Over the years, brave Magawa has sniffed out 39 unexploded landmines over the course of his career. In fact, rats are “intelligent” and will work at repetitive tasks for food rewards better than other animals.
Rats size means they are in less danger when they walk through landmine fields.
The rats are trained to detect landmines as well as tuberculosis and require a year of training before they are certified. They work for around half an hour a day, in the early morning. Once they detect a landmine, they scratch the top, which alerts their human handlers.
Magawa, who is now nearing retirement age, can search the area of a tennis court in 30 mins, something that would take a human with a metal detector up to four days.
Magawa receives a treat, such as a banana, after every landmine he discovers.
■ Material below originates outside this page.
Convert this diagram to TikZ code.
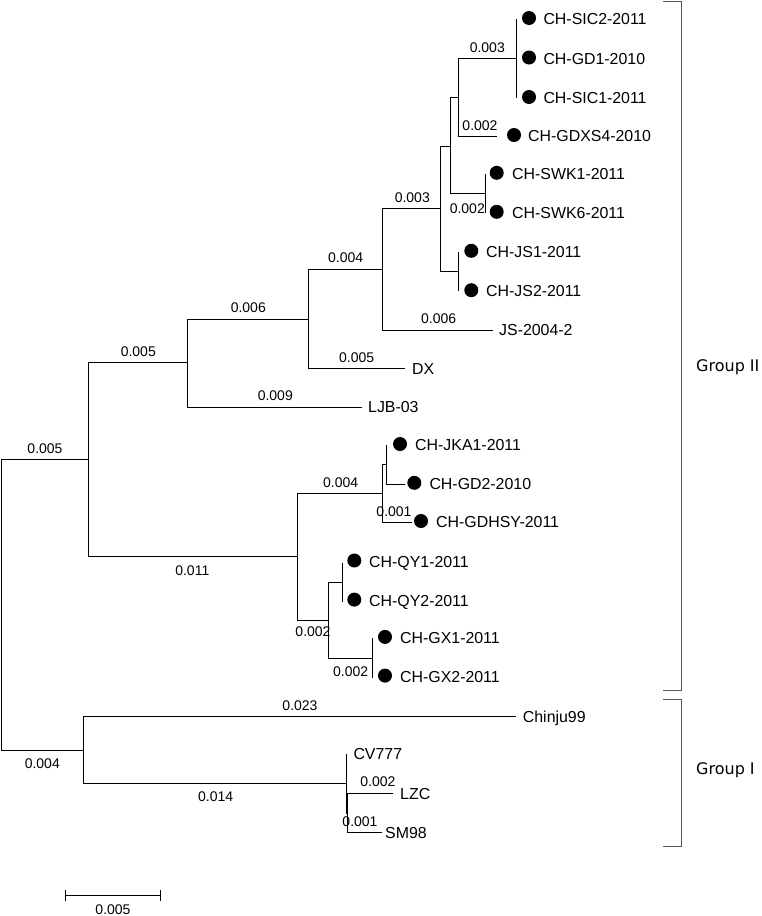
\documentclass[tikz,border=0pt]{standalone}
\usepackage{fontspec}
\setmainfont{Liberation Sans}
\newfontfamily\grpfont{DejaVu Sans}
\begin{document}
\begin{tikzpicture}[x=1pt,y=-1pt,
  branch/.style={line width=1pt,black},
  leaflab/.style={anchor=west,inner sep=0pt,text height=11.4pt,text depth=0pt,font=\fontsize{15.9}{18}\selectfont},
  blen/.style={inner sep=0pt,text height=10pt,text depth=0pt,font=\fontsize{14}{16}\selectfont},
  dotmark/.style={circle,fill=black,inner sep=0pt,minimum size=14pt},
  grplab/.style={anchor=west,inner sep=0pt,font=\grpfont\fontsize{16}{18}\selectfont},
  brk/.style={line width=1pt,black!65}]
\useasboundingbox (0,0) rectangle (761,916);
% internal nodes
\coordinate (R) at (1,605);
\coordinate (GII) at (88,459.8);
\coordinate (GI) at (83,750.3);
\coordinate (A) at (187.3,362.8);
\coordinate (B) at (308,319);
\coordinate (C) at (382.7,269.3);
\coordinate (D) at (440.7,208.7);
\coordinate (E) at (450,146);
\coordinate (F) at (458,97.5);
\coordinate (G) at (516.7,58.5);
\coordinate (H) at (485.3,193);
\coordinate (J) at (458.7,271.3);
\coordinate (K) at (297.3,556.8);
\coordinate (L) at (382.3,493.6);
\coordinate (M) at (386.7,464.8);
\coordinate (N) at (328.3,620);
\coordinate (P) at (342.7,582.2);
\coordinate (Q) at (372,658);
\coordinate (S) at (346.7,783.5);
\coordinate (T) at (347.7,813);
% leaf ends
\coordinate (sic2) at (516.7,19);
\coordinate (gd1) at (516.7,58.5);
\coordinate (sic1) at (516.7,98);
\coordinate (gdxs4) at (497.3,136);
\coordinate (swk1) at (485.3,173.5);
\coordinate (swk6) at (485.3,212.5);
\coordinate (js1) at (458.7,251.5);
\coordinate (js2) at (458.7,291);
\coordinate (js04) at (493,330);
\coordinate (dx) at (405,368.7);
\coordinate (ljb) at (361.7,407);
\coordinate (jka1) at (386.7,445);
\coordinate (gd2) at (405,484.5);
\coordinate (gdhsy) at (411.7,522.5);
\coordinate (qy1) at (342.7,562.7);
\coordinate (qy2) at (342.7,601.7);
\coordinate (gx1) at (372,638.3);
\coordinate (gx2) at (372,677.7);
\coordinate (chinju) at (516,716.7);
\coordinate (cv777) at (346.7,754);
\coordinate (lzc) at (392.7,793.3);
\coordinate (sm98) at (381.7,832.7);
% branches
\draw[branch] (R) |- (GII); \draw[branch] (R) |- (GI);
\draw[branch] (GII) |- (A); \draw[branch] (GII) |- (K);
\draw[branch] (A) |- (B); \draw[branch] (A) |- (ljb);
\draw[branch] (B) |- (C); \draw[branch] (B) |- (dx);
\draw[branch] (C) |- (D); \draw[branch] (C) |- (js04);
\draw[branch] (D) |- (E); \draw[branch] (D) |- (J);
\draw[branch] (E) |- (F); \draw[branch] (E) |- (H);
\draw[branch] (F) |- (G); \draw[branch] (F) |- (gdxs4);
\draw[branch] (G) |- (sic2); \draw[branch] (G) |- (sic1);
\draw[branch] (H) |- (swk1); \draw[branch] (H) |- (swk6);
\draw[branch] (J) |- (js1); \draw[branch] (J) |- (js2);
\draw[branch] (K) |- (L); \draw[branch] (K) |- (N);
\draw[branch] (L) |- (M); \draw[branch] (L) |- (gdhsy);
\draw[branch] (M) |- (jka1); \draw[branch] (M) |- (gd2);
\draw[branch] (N) |- (P); \draw[branch] (N) |- (Q);
\draw[branch] (P) |- (qy1); \draw[branch] (P) |- (qy2);
\draw[branch] (Q) |- (gx1); \draw[branch] (Q) |- (gx2);
\draw[branch] (GI) |- (chinju); \draw[branch] (GI) |- (S);
\draw[branch] (S) |- (cv777); \draw[branch] (S) |- (T);
\draw[branch] (T) |- (lzc); \draw[branch] (T) |- (sm98);
% dots
\node[dotmark] (dsic2) at (529,18) {};
\node[dotmark] (dgd1) at (529,57.5) {};
\node[dotmark] (dsic1) at (529,97) {};
\node[dotmark] (dgdxs4) at (514,135) {};
\node[dotmark] (dswk1) at (496.7,172.8) {};
\node[dotmark] (dswk6) at (496.7,211.8) {};
\node[dotmark] (djs1) at (471.3,250.8) {};
\node[dotmark] (djs2) at (471.3,290.2) {};
\node[dotmark] (djka1) at (400,444) {};
\node[dotmark] (dgd2) at (414.3,482.8) {};
\node[dotmark] (dgdhsy) at (421,521) {};
\node[dotmark] (dqy1) at (354.3,560.5) {};
\node[dotmark] (dqy2) at (354.3,599.6) {};
\node[dotmark] (dgx1) at (385,636.9) {};
\node[dotmark] (dgx2) at (385,675.6) {};
% leaf labels
\node[leaflab] (lsic2) at (543.3,19) {CH-SIC2-2011};
\node[leaflab] (lgd1) at (543.3,58.5) {CH-GD1-2010};
\node[leaflab] (lsic1) at (543.3,97.5) {CH-SIC1-2011};
\node[leaflab] (lgdxs4) at (528,136) {CH-GDXS4-2010};
\node[leaflab] (lswk1) at (512,173.5) {CH-SWK1-2011};
\node[leaflab] (lswk6) at (512,212.5) {CH-SWK6-2011};
\node[leaflab] (ljs1) at (486,251.5) {CH-JS1-2011};
\node[leaflab] (ljs2) at (486,291) {CH-JS2-2011};
\node[leaflab] (ljs04) at (499,330) {JS-2004-2};
\node[leaflab] (ldx) at (412,368.7) {DX};
\node[leaflab] (lljb) at (368,407) {LJB-03};
\node[leaflab] (ljka1) at (415,445) {CH-JKA1-2011};
\node[leaflab] (lgd2) at (429.3,484) {CH-GD2-2010};
\node[leaflab] (lgdhsy) at (436,522) {CH-GDHSY-2011};
\node[leaflab] (lqy1) at (369,561.5) {CH-QY1-2011};
\node[leaflab] (lqy2) at (369,600.5) {CH-QY2-2011};
\node[leaflab] (lgx1) at (400,638) {CH-GX1-2011};
\node[leaflab] (lgx2) at (400,677) {CH-GX2-2011};
\node[leaflab] (lchinju) at (522.7,716.7) {Chinju99};
\node[leaflab] (lcv777) at (353.3,754) {CV777};
\node[leaflab] (llzc) at (400,793.3) {LZC};
\node[leaflab] (lsm98) at (385,832.7) {SM98};
% branch lengths
\node[blen] (b1) at (45,448.5) {0.005};
\node[blen] (b2) at (138.3,351.7) {0.005};
\node[blen] (b3) at (248.3,307.3) {0.006};
\node[blen] (b4) at (275.3,395.7) {0.009};
\node[blen] (b5) at (345.7,257.7) {0.004};
\node[blen] (b6) at (356.7,357.3) {0.005};
\node[blen] (b7) at (412.3,197.7) {0.003};
\node[blen] (b8) at (438.7,318.3) {0.006};
\node[blen] (b9) at (487.3,47.7) {0.003};
\node[blen] (b10) at (480,125) {0.002};
\node[blen] (b11) at (467.3,208.3) {0.002};
\node[blen] (b12) at (192.3,570) {0.011};
\node[blen] (b13) at (340.7,482.7) {0.004};
\node[blen] (b14) at (394,511) {0.001};
\node[blen] (b15) at (313,631.7) {0.002};
\node[blen] (b16) at (350.7,671.7) {0.002};
\node[blen] (b17) at (300,705) {0.023};
\node[blen] (b18) at (42.3,763.3) {0.004};
\node[blen] (b19) at (215.7,796.7) {0.014};
\node[blen] (b20) at (378,781.7) {0.002};
\node[blen] (b21) at (360,821.7) {0.001};
% scale bar
\coordinate (sb1) at (65,895.7);
\coordinate (sb2) at (160.7,895.7);
\draw[branch] (sb1) -- (sb2);
\draw[branch] ([yshift=5.5pt]sb1) -- ([yshift=-5.5pt]sb1);
\draw[branch] ([yshift=5.5pt]sb2) -- ([yshift=-5.5pt]sb2);
\node[blen] (sblab) at (113,909.3) {0.005};
% brackets
\coordinate (g2a) at (663.3,1);
\coordinate (g2b) at (681.7,1);
\coordinate (g2c) at (681.7,690.7);
\coordinate (g2d) at (663.3,690.7);
\coordinate (g1a) at (663.3,699);
\coordinate (g1b) at (681.7,699);
\coordinate (g1c) at (681.7,846.7);
\coordinate (g1d) at (663.3,846.7);
\draw[brk] (g2a) -- (g2b) -- (g2c) -- (g2d);
\draw[brk] (g1a) -- (g1b) -- (g1c) -- (g1d);
\node[grplab] (grp2) at (696,367) {Group II};
\node[grplab] (grp1) at (696,770) {Group I};
\end{tikzpicture}
\end{document}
His work directly saves and changes the lives of men, women and children who are impacted by these landmines. Every discovery he makes reduces the risk of injury or death for local people.
“Cambodia estimates that between four and six million landmines were laid in the country between 1975 and 1998, which have sadly caused over 64,000 casualties.”
“Magawa’s dedication, skill and bravery are an extraordinary example of this and deserve the highest possible recognition. We are thrilled to award him the PDSA Gold Medal,” PDSA director said.
A virtual presentation for Magawa will take place on Friday and can be viewed online.